Single by Matchbox 20

from the album Yourself or Someone Like You
- B-side: "3 AM" (acoustic)
- Released: September 16, 1996
- Length: 3:45
- Label: Atlantic; Lava; Melisma;
- Songwriter: Rob Thomas
- Producer: Matt Serletic

Matchbox 20 singles chronology
|  | "Long Day" (1996) | "Push" (1997) |

= Long Day =

1996 single by Matchbox Twenty

"Long Day" is the first single and second track from American rock band Matchbox 20's debut album, Yourself or Someone Like You (1996). The cover of the single features a parody of a Diamond Matches box. The song peaked at number eight on the US Billboard Mainstream Rock Tracks chart and stayed in the top 10 for seven weeks. The song also charted in Canada and Australia, reaching numbers 43 and 83, respectively.

==Music video==
The video for "Long Day" (directed by Roger Pistole), like most of the band's material centers around Matchbox Twenty, but is punctuated by black and white shots from an old movie.

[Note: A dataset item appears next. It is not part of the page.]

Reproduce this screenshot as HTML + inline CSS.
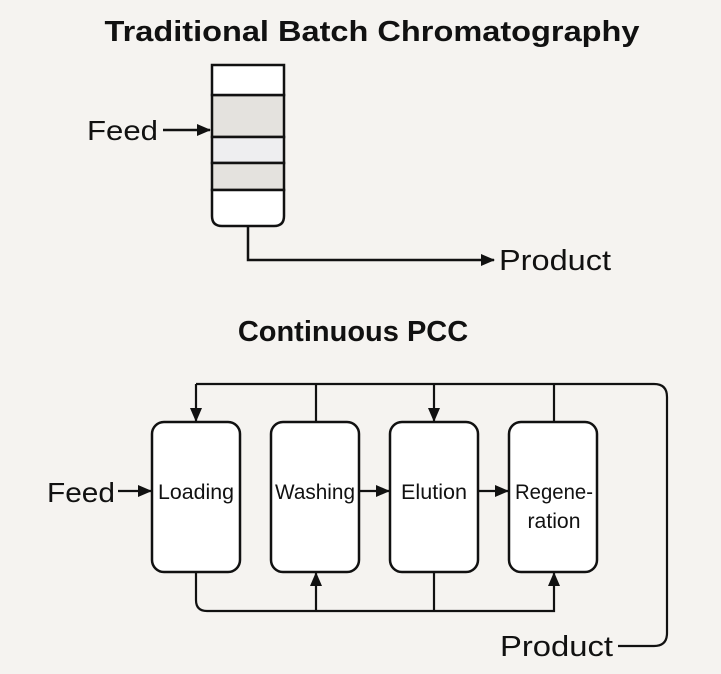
<!DOCTYPE html>
<html><head><meta charset="utf-8"><style>
html,body{margin:0;padding:0;background:#f5f3f0;}
svg{display:block;font-family:"Liberation Sans",sans-serif;}
</style></head><body>
<svg width="721" height="674" viewBox="0 0 721 674" xmlns="http://www.w3.org/2000/svg">
<defs><marker id="a" markerWidth="14" markerHeight="14" refX="13" refY="7" orient="auto" markerUnits="userSpaceOnUse"><path d="M0,1 L14,7 L0,13 z" fill="#111"/></marker></defs>
<rect width="721" height="674" fill="#f5f3f0"/>
<text x="372" y="41" font-size="29" font-weight="bold" text-anchor="middle" textLength="535" lengthAdjust="spacingAndGlyphs" fill="#111">Traditional Batch Chromatography</text>
<g stroke="#111" stroke-width="2.5">
<rect x="212" y="95" width="72" height="42" fill="#e4e2de"/>
<rect x="212" y="137" width="72" height="26" fill="#eeeef0"/>
<rect x="212" y="163" width="72" height="27" fill="#e4e2de"/>
<path d="M212,65 H284 V95 H212 Z" fill="#fff"/>
<path d="M212,190 H284 V216 Q284,226 274,226 H222 Q212,226 212,216 Z" fill="#fff"/>
</g>
<text x="87" y="140" font-size="28" fill="#111" textLength="71" lengthAdjust="spacingAndGlyphs">Feed</text>
<line x1="163" y1="130" x2="210" y2="130" stroke="#111" stroke-width="2.5" marker-end="url(#a)"/>
<polyline points="248,226 248,260 494,260" fill="none" stroke="#111" stroke-width="2.5" marker-end="url(#a)"/>
<text x="499" y="270" font-size="29" fill="#111" textLength="112" lengthAdjust="spacingAndGlyphs">Product</text>
<text x="353" y="341" font-size="29" font-weight="bold" text-anchor="middle" fill="#111">Continuous PCC</text>
<g stroke="#111" stroke-width="2.5" fill="#fff">
<rect x="152" y="422" width="88" height="150" rx="12"/>
<rect x="271" y="422" width="88" height="150" rx="12"/>
<rect x="390" y="422" width="88" height="150" rx="12"/>
<rect x="509" y="422" width="88" height="150" rx="12"/>
</g>
<g font-size="21" fill="#111" text-anchor="middle">
<text x="196" y="499" textLength="76" lengthAdjust="spacingAndGlyphs">Loading</text>
<text x="315" y="499" textLength="80" lengthAdjust="spacingAndGlyphs">Washing</text>
<text x="434" y="499" textLength="66" lengthAdjust="spacingAndGlyphs">Elution</text>
<text x="554" y="499" textLength="78" lengthAdjust="spacingAndGlyphs">Regene-</text>
<text x="554" y="528" textLength="53" lengthAdjust="spacingAndGlyphs">ration</text>
</g>
<text x="47" y="502" font-size="28" fill="#111" textLength="68" lengthAdjust="spacingAndGlyphs">Feed</text>
<g stroke="#111" stroke-width="2.2" fill="none">
<line x1="118" y1="491" x2="151" y2="491" marker-end="url(#a)"/>
<line x1="359" y1="491" x2="389" y2="491" marker-end="url(#a)"/>
<line x1="478" y1="491" x2="508" y2="491" marker-end="url(#a)"/>
<path d="M196,384 H654 Q667,384 667,397 V633 Q667,646 654,646 H618"/>
<line x1="196" y1="384" x2="196" y2="421" marker-end="url(#a)"/>
<line x1="316" y1="384" x2="316" y2="422"/>
<line x1="554" y1="384" x2="554" y2="422"/>
<line x1="434" y1="384" x2="434" y2="421" marker-end="url(#a)"/>
<path d="M196,572 V600 Q196,611 207,611 H554 V573" marker-end="url(#a)"/>
<line x1="316" y1="611" x2="316" y2="573" marker-end="url(#a)"/>
<line x1="434" y1="572" x2="434" y2="611"/>
</g>
<text x="500" y="656" font-size="29" fill="#111" textLength="113" lengthAdjust="spacingAndGlyphs">Product</text>
</svg>
</body></html>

Thomas has shorter hair than in the subsequent clips and is dressed in a suit and sunglasses.

==Track listing==
Australian maxi-CD single
1. "Long Day" (radio edit)
2. "Long Day" (acoustic)
3. "3 AM" (acoustic version)
4. "Long Day" (LP version)

==Charts==

===Weekly charts===

Weekly chart performance for "Long Day"
| Chart (1997–1998) | Peak position |
|---|---|
| Australia (ARIA) | 83 |
| Canada Top Singles (RPM) | 43 |
| Canada Rock/Alternative (RPM) | 18 |
| US Mainstream Rock (Billboard) | 8 |

===Year-end charts===

Year-end chart performance for "Long Day"
| Chart (1997) | Position |
|---|---|
| US Mainstream Rock Tracks (Billboard) | 48 |

==Certifications==

Certifications for "Long Day"
| Region | Certification | Certified units/sales |
| Australia (ARIA) | Platinum | 70,000^{‡} |
| United States (RIAA) | Gold | 500,000^{‡} |
^{‡} Sales+streaming figures based on certification alone.